E desse diálogo nasceu, em 1970, o Instituto Federal de Formação Profissional (Bibb, em alemão). O órgão, subordinado ao Ministério da Educação e Pesquisa, é composto por membros de associações patronais, sindicatos de trabalhadores e representantes do Estado. Juntos, eles definem e atualizam currículos, elaboram regulamentos e garantem que o aluno receberá educação necessária não apenas para entrar no mercado de trabalho, mas para ser um profissional de que o mercado precisa.

A diretora de projetos de cooperação do Bibb, Diana Cáceres-Reebs, afirma que atualizações costumam ser feitas a cada cinco anos. “Se uma empresa chega aqui e pede para mudar algo, essa petição é discutida com todos os membros da área. Quando se chega a um consenso, as mudanças são feitas sem perder tempo”, explica.

Modelo norte-americano
Já nos Estados Unidos, o Estado resolveu levar o aluno do 2º grau o mais próximo possível dos cursos tecnológicos, ao ponto em que a transição pareça ser quase natural. Ainda que existam diferentes formas de promoção, dependendo do Estado, existem três esquemas mais relevantes.

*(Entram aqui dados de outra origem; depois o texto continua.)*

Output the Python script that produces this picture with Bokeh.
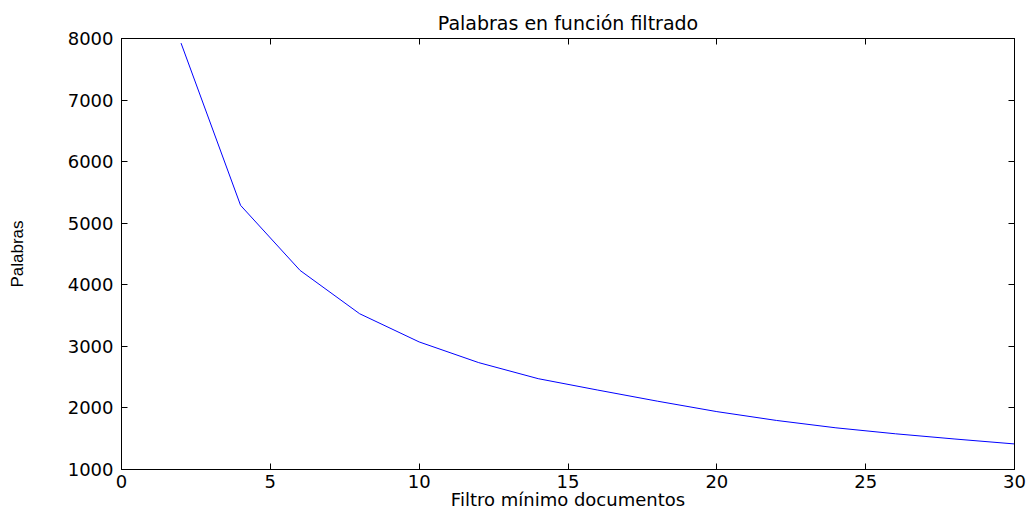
from bokeh.plotting import figure
from bokeh.models import FixedTicker, Range1d, LinearAxis
from bokeh.embed import file_html
from bokeh.resources import INLINE

# Data
filtro = [2, 4, 6, 8, 10, 12, 14, 16, 18, 20, 22, 24, 26, 28, 30]
palabras = [7925, 5290, 4233, 3530, 3072, 2736, 2475, 2290, 2110, 1940, 1797, 1677, 1580, 1495, 1415]
x_ticks = [0, 5, 10, 15, 20, 25, 30]
y_ticks = [1000, 2000, 3000, 4000, 5000, 6000, 7000, 8000]

X_MIN, X_MAX = 0, 30
Y_MIN, Y_MAX = 1000, 8000
FONT = "DejaVu Sans"
FS = "18px"

p = figure(width=1030, height=514, output_backend="svg", toolbar_location=None,
           x_range=Range1d(X_MIN, X_MAX), y_range=Range1d(Y_MIN, Y_MAX),
           min_border_left=121, min_border_right=16, min_border_top=38, min_border_bottom=45,
           x_axis_label="Filtro mínimo documentos", y_axis_label="Palabras")

p.title.text = "Palabras en función filtrado"
p.title.align = "center"
p.title.text_font = FONT
p.title.text_font_size = "19px"
p.title.text_font_style = "normal"
p.title.text_color = "black"
p.title.standoff = 10

p.line(filtro, palabras, line_color="#0000ff", line_width=1)

p.xgrid.visible = False
p.ygrid.visible = False
p.outline_line_color = "black"
p.outline_line_width = 1
p.background_fill_color = "white"
p.border_fill_color = "white"

xax = p.below[0]
yax = p.left[0]

def style(ax, ticks):
    ax.ticker = FixedTicker(ticks=ticks)
    ax.major_tick_in = 6
    ax.major_tick_out = 0
    ax.minor_tick_line_color = None
    ax.axis_line_color = "black"
    ax.major_tick_line_color = "black"

for ax, ticks in ((xax, x_ticks), (yax, y_ticks)):
    style(ax, ticks)
    ax.major_label_text_font = FONT
    ax.major_label_text_font_size = FS
    ax.major_label_text_color = "black"
    ax.axis_label_text_color = "black"
    ax.axis_label_text_font_style = "normal"

xax.major_label_standoff = 5
yax.major_label_standoff = 8
xax.axis_label_text_font = FONT
xax.axis_label_text_font_size = FS
xax.axis_label_standoff = -2
yax.axis_label_text_font = "Liberation Sans"
yax.axis_label_text_font_size = "17px"
yax.axis_label_standoff = 38

# mirrored inner ticks on the top and right edges, without labels
for loc, ticks in (("above", x_ticks), ("right", y_ticks)):
    mirror = LinearAxis()
    style(mirror, ticks)
    mirror.major_label_text_color = None
    mirror.major_label_text_font_size = "1px"
    mirror.major_label_standoff = 0
    p.add_layout(mirror, loc)

open("out.html", "w").write(file_html(p, INLINE))
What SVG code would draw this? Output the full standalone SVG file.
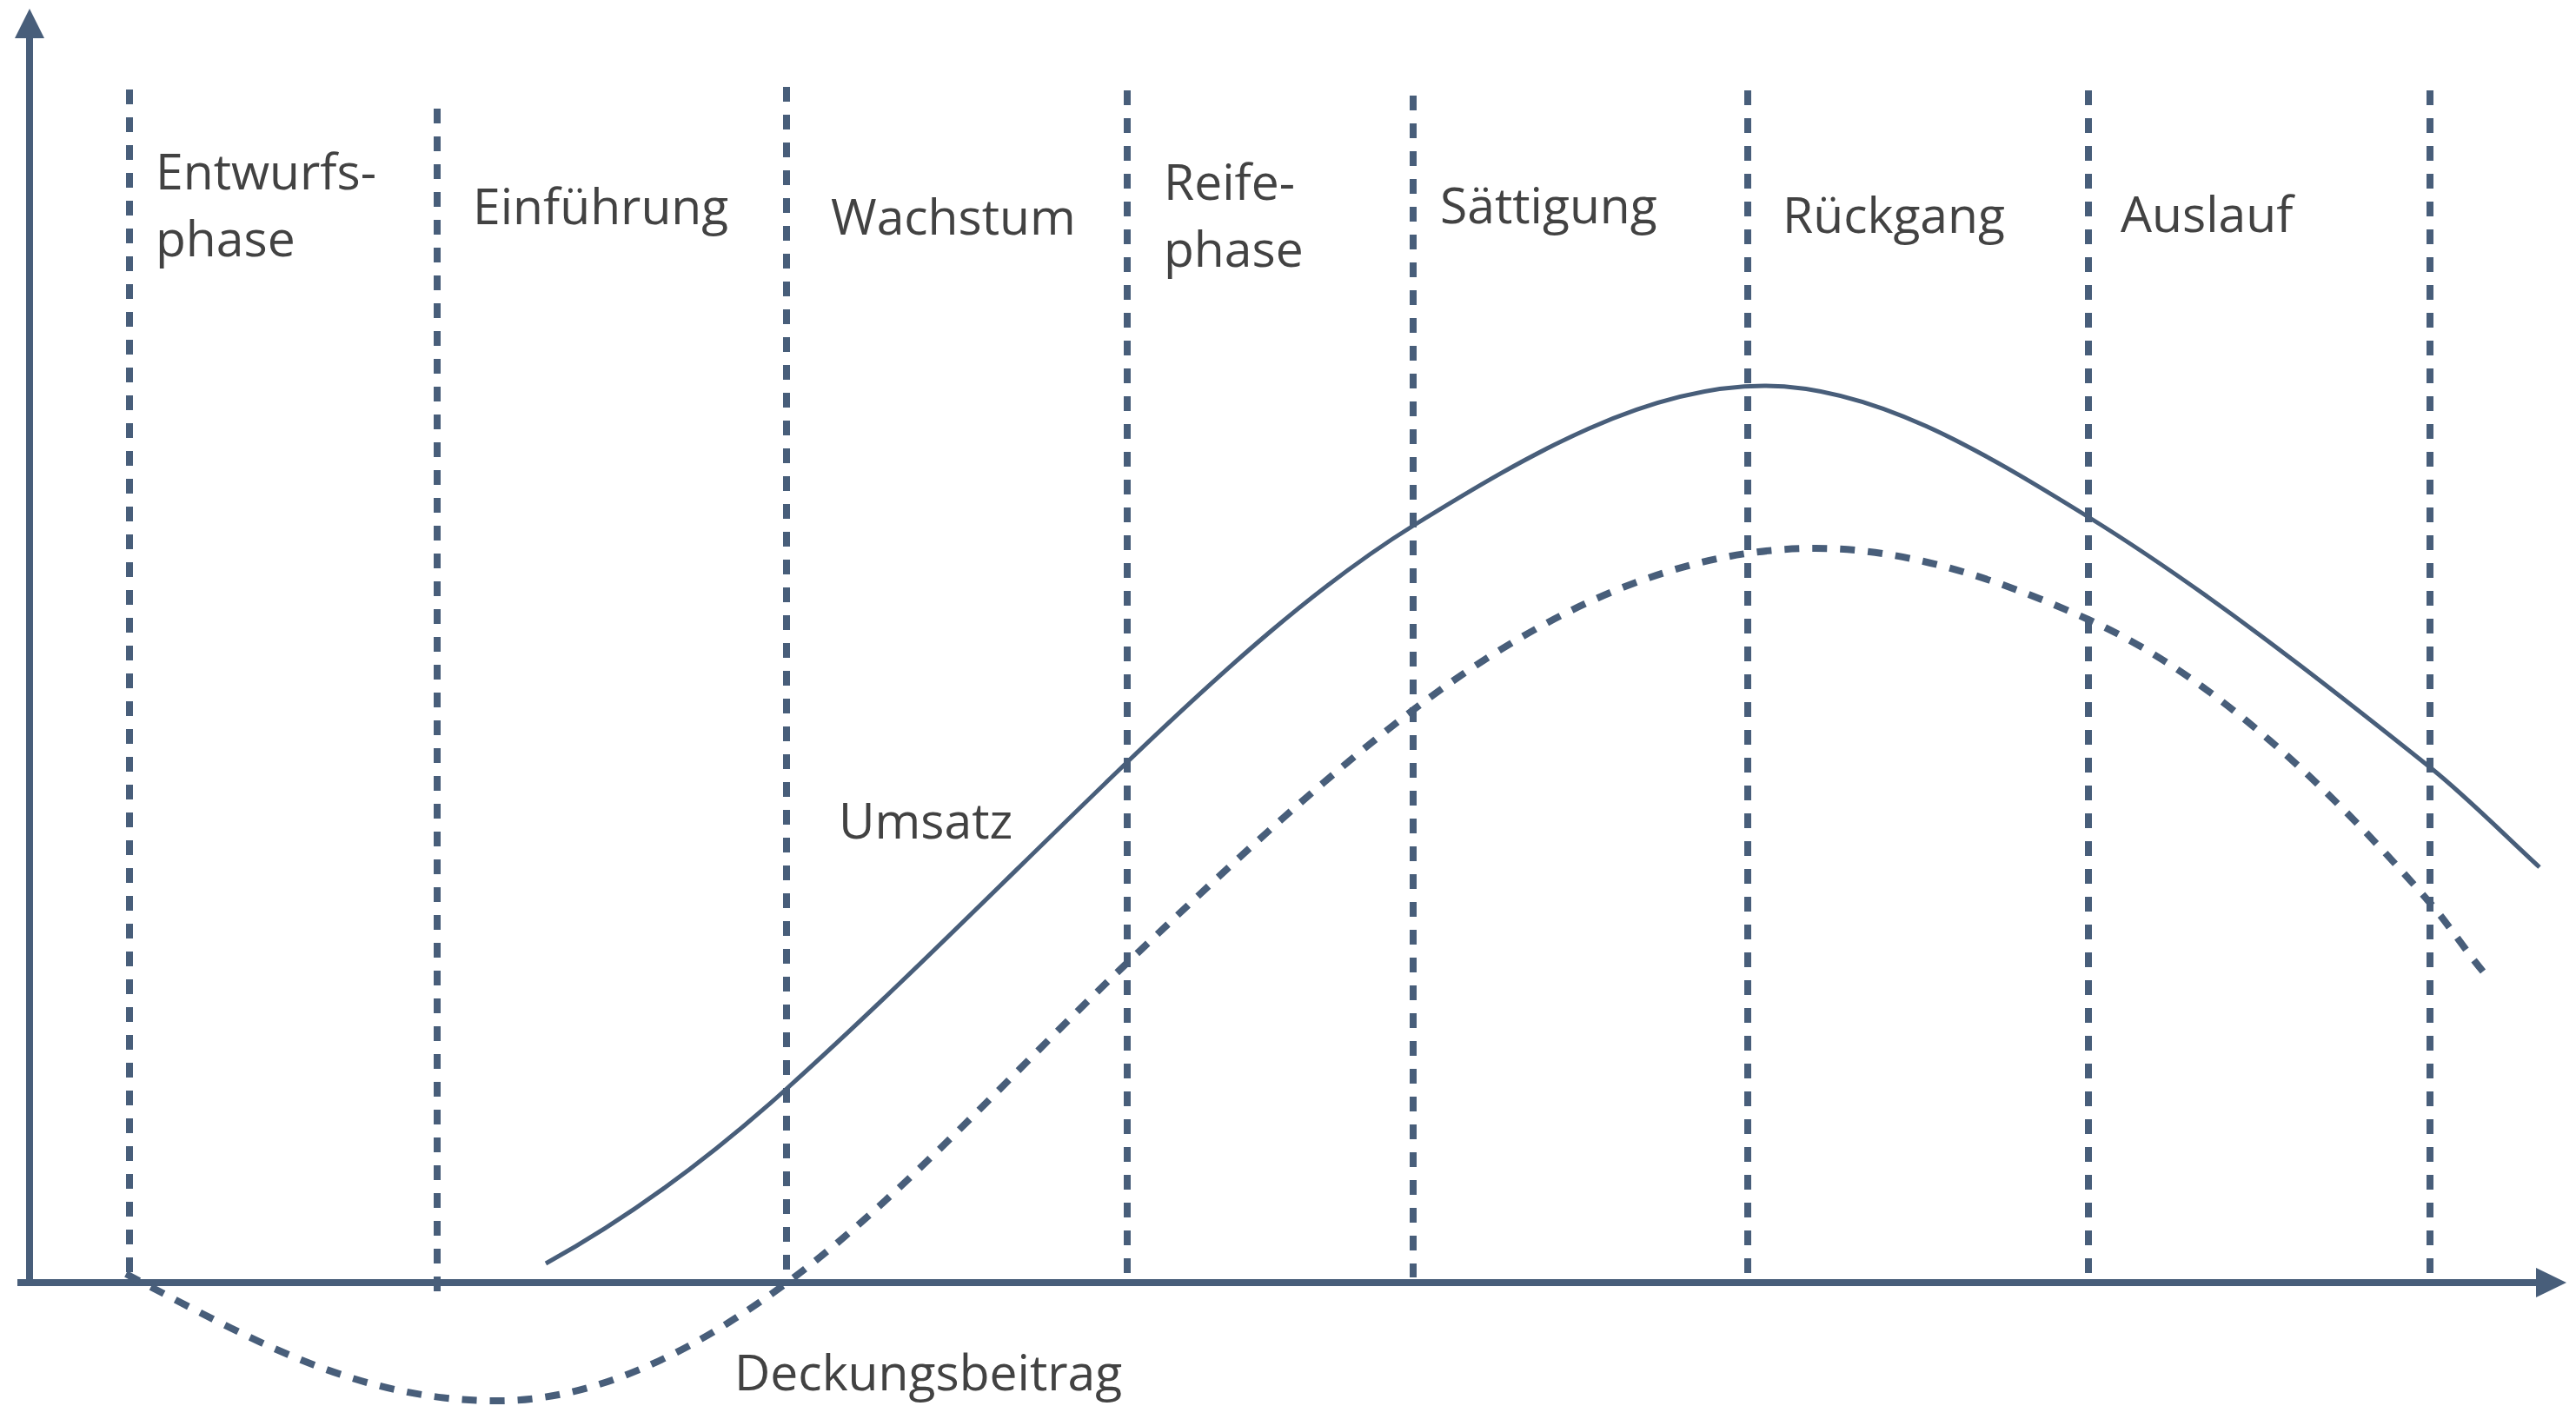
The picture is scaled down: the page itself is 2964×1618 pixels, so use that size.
<svg xmlns="http://www.w3.org/2000/svg" width="2964" height="1618" viewBox="0 0 2964 1618">
<style>
.axis{stroke:#485e7a;stroke-width:8;fill:none}
.head{fill:#485e7a}
.phase{stroke:#485e7a;stroke-width:8;fill:none;stroke-dasharray:17 15}
.solid{stroke:#485e7a;stroke-width:5;fill:none}
.dash{stroke:#485e7a;stroke-width:8;fill:none;stroke-dasharray:17 15}
.lbl{font-family:"Open Sans","Noto Sans",sans-serif;font-size:57px;fill:#424242}
</style>
<rect width="2964" height="1618" fill="#ffffff"/>
<g id="connectors">
  <g id="phase-lines">
    <line class="phase" x1="149" y1="103" x2="149" y2="1466"/>
    <line class="phase" x1="503" y1="125" x2="503" y2="1486"/>
    <line class="phase" x1="905" y1="100" x2="905" y2="1470"/>
    <line class="phase" x1="1297" y1="104" x2="1297" y2="1470"/>
    <line class="phase" x1="1626" y1="110" x2="1626" y2="1470"/>
    <line class="phase" x1="2011" y1="104" x2="2011" y2="1470"/>
    <line class="phase" x1="2403" y1="104" x2="2403" y2="1470"/>
    <line class="phase" x1="2796" y1="104" x2="2796" y2="1470"/>
  </g>
  <g id="axes">
    <line class="axis" x1="34" y1="40" x2="34" y2="1480"/>
    <polygon class="head" points="34,10 51,44 17,44"/>
    <line class="axis" x1="20" y1="1476" x2="2922" y2="1476"/>
    <polygon class="head" points="2953,1476 2918,1459 2918,1493"/>
  </g>
  <path id="umsatz-curve" class="solid" d="M628,1454 C720.3,1403.2 812.7,1336.1 905,1253 C1035.7,1135.4 1166.3,1002.5 1297,877 C1406.7,771.7 1516.3,673 1626,605 C1760.7,521.5 1895.3,444 2030,444 C2154.3,444 2278.7,517.9 2403,595 C2534,676.2 2665,778.2 2796,883 C2838,916.6 2880,959.4 2922,998"/>
  <path id="deckung-curve" class="dash" d="M145,1466 C287.3,1540 410,1612 572,1612 C683.7,1612 795.3,1557.7 907,1475 C1037,1378.8 1167,1231.5 1297,1108 C1406.7,1003.8 1516.3,900.4 1626,817 C1780.3,699.7 1934.7,631 2089,631 C2193.7,631 2298.3,665.9 2403,713 C2534,772 2665,888.4 2796,1039 C2816.3,1062.4 2836.7,1093.6 2857,1118"/>
</g>
<g id="label-entwurfsphase"><text class="lbl" x="179" y="218">Entwurfs-</text><text class="lbl" x="179" y="295">phase</text></g>
<g id="label-einfuehrung"><text class="lbl" x="544" y="258">Einführung</text></g>
<g id="label-wachstum"><text class="lbl" x="956" y="270">Wachstum</text></g>
<g id="label-reifephase"><text class="lbl" x="1339" y="230">Reife-</text><text class="lbl" x="1339" y="307">phase</text></g>
<g id="label-saettigung"><text class="lbl" x="1657" y="257">Sättigung</text></g>
<g id="label-rueckgang"><text class="lbl" x="2051" y="268">Rückgang</text></g>
<g id="label-auslauf"><text class="lbl" x="2440" y="267">Auslauf</text></g>
<g id="label-umsatz"><text class="lbl" x="965" y="965">Umsatz</text></g>
<g id="label-deckungsbeitrag"><text class="lbl" x="845" y="1600">Deckungsbeitrag</text></g>
</svg>
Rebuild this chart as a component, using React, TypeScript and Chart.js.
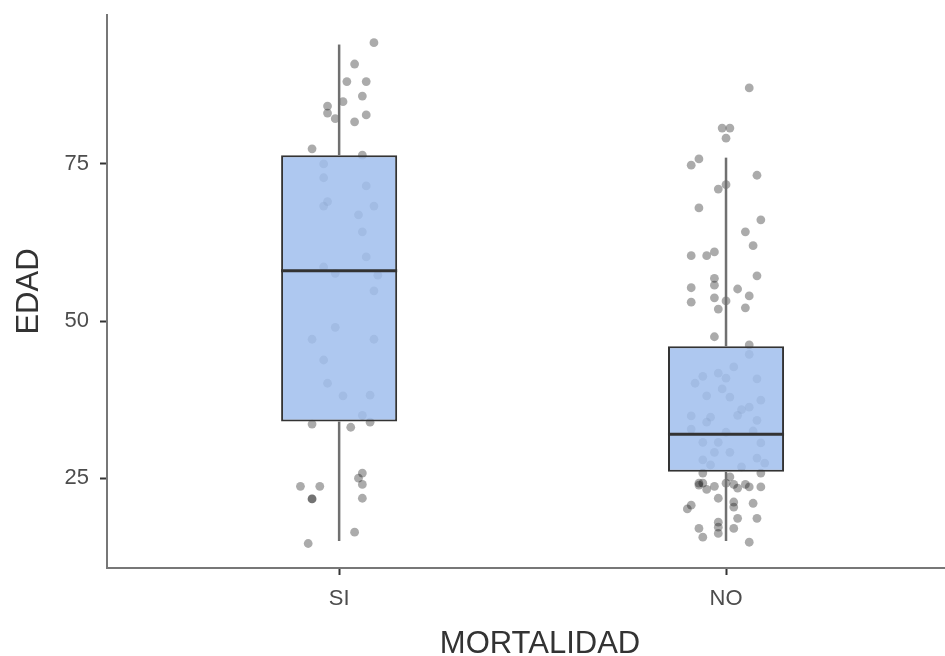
import { useEffect, useRef } from 'react';
import { Chart, registerables } from 'chart.js';

Chart.register(...registerables);

// ---- data ----
const CATEGORIES = ['SI', 'NO'];
const CATEGORY_POSITIONS = [1, 2];
const Y_TICKS = [25, 50, 75];

const WHISKER_LOW = [15, 15];
const Q1 = [34, 26];
const MEDIAN = [58, 32];
const Q3 = [76.4, 46];
const WHISKER_HIGH = [94, 76];

const SI_AGES = [
  94.3, 90.9, 88.1, 88.1, 85.8, 84.9, 84.2, 83.1, 82.2, 81.7, 82.8, 77.4, 76.4, 75.0,
  72.8, 71.5, 69.0, 68.3, 68.3, 66.9, 64.2, 60.2, 58.6, 57.6, 57.3, 54.8, 49.0, 47.1,
  47.1, 43.8, 40.1, 38.1, 38.2, 35.0, 33.9, 33.6, 33.1, 25.8, 25.0, 24.0, 23.7, 23.7,
  21.7, 21.7, 21.8, 16.4, 14.6,
];
const SI_JITTER = [
  0.09, 0.04, 0.02, 0.07, 0.06, 0.01, -0.03, -0.03, -0.01, 0.04, 0.07, -0.07, 0.06, -0.04,
  -0.04, 0.07, -0.03, -0.04, 0.09, 0.05, 0.06, 0.07, -0.04, -0.01, 0.10, 0.09, -0.01, -0.07,
  0.09, -0.04, -0.03, 0.01, 0.08, 0.06, 0.08, -0.07, 0.03, 0.06, 0.05, 0.06, -0.10, -0.05,
  -0.07, -0.07, 0.06, 0.04, -0.08,
];

const NO_AGES = [
  87.1, 80.7, 80.7, 79.1, 75.8, 74.8, 73.2, 71.0, 71.7, 68.0, 66.1, 64.2, 62.0, 60.4,
  60.4, 61.0, 57.2, 56.8, 55.7, 55.3, 55.1, 54.0, 53.0, 53.7, 53.2, 52.1, 51.9, 47.5,
  46.2, 44.7, 42.7, 41.2, 41.7, 40.9, 40.8, 40.1, 39.2, 38.1, 37.9, 37.4, 36.3, 35.9,
  34.9, 34.7, 33.9, 35.0, 34.2, 32.8, 32.3, 32.5, 30.7, 30.7, 30.6, 29.1, 29.1, 27.9,
  28.2, 27.4, 27.1, 26.8, 25.8, 25.8, 25.2, 24.2, 24.2, 23.9, 23.2, 23.7, 24.2, 24.0,
  23.4, 24.0, 23.6, 23.6, 21.8, 21.2, 20.4, 21.0, 20.7, 20.1, 18.6, 18.6, 18.0, 17.0,
  17.2, 17.0, 16.2, 15.6, 14.8,
];
const NO_JITTER = [
  0.06, -0.01, 0.01, 0.0, -0.07, -0.09, 0.08, -0.02, 0.0, -0.07, 0.09, 0.05, 0.07, -0.09,
  -0.05, -0.03, 0.08, -0.03, -0.03, -0.09, 0.03, 0.06, -0.09, -0.03, 0.0, 0.05, -0.02, -0.03,
  0.06, 0.06, 0.02, -0.06, -0.02, 0.0, 0.08, -0.08, -0.01, -0.05, 0.01, 0.09, 0.06, 0.04,
  -0.09, -0.04, -0.05, 0.03, 0.08, -0.09, 0.0, 0.07, -0.06, -0.02, 0.09, -0.03, 0.01, -0.06,
  0.08, 0.10, -0.04, 0.04, -0.06, 0.09, 0.01, -0.07, -0.06, -0.07, -0.05, -0.03, 0.0, 0.02,
  0.03, 0.05, 0.06, 0.09, -0.02, 0.02, 0.02, 0.07, -0.09, -0.10, 0.03, 0.08, -0.02, -0.07,
  -0.02, 0.02, -0.02, -0.06, 0.06,
];

const X_TITLE = 'MORTALIDAD';
const Y_TITLE = 'EDAD';

// ---- styles ----
const FONT = '"Liberation Sans", Arial, sans-serif';
const BOX_WIDTH = 0.3;
const BOX_FILL = 'rgba(160,190,237,0.85)';
const BOX_LINE = '#333333';
const WHISKER_COLOR = '#707070';
const POINT_COLOR = 'rgba(0,0,0,0.33)';

const xTitlePlugin = {
  id: 'xTitle',
  afterDraw(chart: any) {
    const ctx = chart.ctx;
    ctx.save();
    ctx.font = `31px ${FONT}`;
    ctx.fillStyle = '#333333';
    ctx.textAlign = 'center';
    ctx.textBaseline = 'middle';
    ctx.fillText(X_TITLE, 540, 644);
    ctx.restore();
  },
};

export default function App() {
  const ref = useRef<HTMLCanvasElement | null>(null);

  useEffect(() => {
    document.body.style.margin = '0';
    if (!ref.current) return;

    const pointData = [
      ...SI_AGES.map((a, i) => ({ x: CATEGORY_POSITIONS[0] + SI_JITTER[i], y: a })),
      ...NO_AGES.map((a, i) => ({ x: CATEGORY_POSITIONS[1] + NO_JITTER[i], y: a })),
    ];

    const datasets: any[] = [];
    datasets.push({
      type: 'scatter',
      data: pointData,
      pointRadius: 4.4,
      pointBackgroundColor: POINT_COLOR,
      pointBorderWidth: 0,
      order: 4,
    });

    CATEGORY_POSITIONS.forEach((pos, i) => {
      datasets.push({
        type: 'line',
        data: [
          { x: pos, y: Q3[i] },
          { x: pos, y: WHISKER_HIGH[i] },
        ],
        borderColor: WHISKER_COLOR,
        borderWidth: 2.5,
        pointRadius: 0,
        borderCapStyle: 'butt',
        order: 3,
      });
      datasets.push({
        type: 'line',
        data: [
          { x: pos, y: WHISKER_LOW[i] },
          { x: pos, y: Q1[i] },
        ],
        borderColor: WHISKER_COLOR,
        borderWidth: 2.5,
        pointRadius: 0,
        borderCapStyle: 'butt',
        order: 3,
      });
    });

    datasets.push({
      type: 'bar',
      data: CATEGORY_POSITIONS.map((pos, i) => ({ x: pos, y: [Q1[i], Q3[i]] })),
      backgroundColor: BOX_FILL,
      borderColor: BOX_LINE,
      borderWidth: 2,
      borderSkipped: false,
      barPercentage: BOX_WIDTH,
      categoryPercentage: 1,
      order: 2,
    });

    CATEGORY_POSITIONS.forEach((pos, i) => {
      datasets.push({
        type: 'line',
        data: [
          { x: pos - BOX_WIDTH / 2, y: MEDIAN[i] },
          { x: pos + BOX_WIDTH / 2, y: MEDIAN[i] },
        ],
        borderColor: BOX_LINE,
        borderWidth: 3,
        pointRadius: 0,
        borderCapStyle: 'butt',
        order: 1,
      });
    });

    const chart = new Chart(ref.current, {
      type: 'bar',
      data: { datasets },
      plugins: [xTitlePlugin],
      options: {
        animation: false,
        responsive: false,
        devicePixelRatio: 1,
        layout: { autoPadding: false, padding: { top: 15, right: 0, left: 0, bottom: 0 } },
        plugins: { legend: { display: false }, tooltip: { enabled: false } },
        scales: {
          x: {
            type: 'linear',
            min: 0.4,
            max: 2.566,
            offset: false,
            afterBuildTicks: (scale: any) => {
              scale.ticks = CATEGORY_POSITIONS.map((v) => ({ value: v }));
            },
            afterFit: (scale: any) => {
              scale.height = 88;
              scale.paddingLeft = 0;
              scale.paddingRight = 0;
            },
            ticks: {
              callback: (v: any) => CATEGORIES[CATEGORY_POSITIONS.indexOf(Number(v))] ?? '',
              color: '#4d4d4d',
              font: { family: FONT, size: 22 },
              padding: 11,
              maxRotation: 0,
              autoSkip: false,
            },
            grid: {
              display: true,
              drawOnChartArea: false,
              drawTicks: true,
              tickLength: 7,
              tickWidth: 2,
              tickColor: '#333333',
              offset: false,
            },
            border: { display: true, color: '#777777', width: 2 },
          },
          y: {
            type: 'linear',
            min: 10.7,
            max: 98.7,
            beginAtZero: false,
            afterBuildTicks: (scale: any) => {
              scale.ticks = Y_TICKS.map((v) => ({ value: v }));
            },
            afterFit: (scale: any) => {
              scale.width = 107;
              scale.paddingTop = 0;
              scale.paddingBottom = 0;
            },
            ticks: {
              color: '#4d4d4d',
              font: { family: FONT, size: 22 },
              padding: 11,
            },
            grid: {
              display: true,
              drawOnChartArea: false,
              drawTicks: true,
              tickLength: 7,
              tickWidth: 2,
              tickColor: '#333333',
            },
            border: { display: true, color: '#777777', width: 2 },
            title: {
              display: true,
              text: Y_TITLE,
              color: '#333333',
              font: { family: FONT, size: 31, lineHeight: 0.774 },
              padding: { top: 17, bottom: 0 },
            },
          },
        },
      },
    });

    return () => chart.destroy();
  }, []);

  return (
    <div style={{ width: 945, height: 656 }}>
      <canvas ref={ref} width={945} height={656} />
    </div>
  );
}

O mais comum é o “Matrícula Dupla”, no qual o aluno frequenta um curso de ensino médio que oferece créditos válidos para o mesmo curso de terceiro grau. Dessa maneira, ele se sente estimulado a simplesmente continuar seus estudos, pois o que aprendeu no ensino técnico já é parte do conteúdo oficial do tecnológico.

Esses cursos são oferecidos em escolas ou institutos tecnológicos e estimativas do governo apontam que 70% das instituições públicas oferecem cursos de “matrícula dupla”, enquanto 50% dos estudantes optam por essa modalidade.
Outro modelo é o Tech Prep. Por meio dele, os dois últimos anos do ensino técnico e os dois primeiros do ensino tecnológico têm seus programas alinhados.

O Tech Prep é voltado para cursos de engenharia e tecnologia e também apresenta bons resultados. De acordo com o Departamento de Educação dos Estados Unidos, 74% das escolas públicas oferecem pelo menos um programa no modelo e, virtualmente, todos os technical colleges, equivalentes aos nossos institutos tecnológicos, participam do modelo.

O terceiro modelo, o College High Schools, tem a característica de ser direcionado a classes sociais mais baixas, ainda que mantenha o espírito de aproximar técnico e tecnológico. Os College High Schools lembram nossos colégios de aplicação: são vinculados a instituições de terceiro grau, estão no mesmo campus e aproveitam a mesma estrutura.

A diferença é que o objetivo da escola é encaminhar o aluno direto para o ensino tecnológico. O programa é desenvolvido de forma que o conteúdo equivalha a dois anos de um curso de ensino superior na instituição.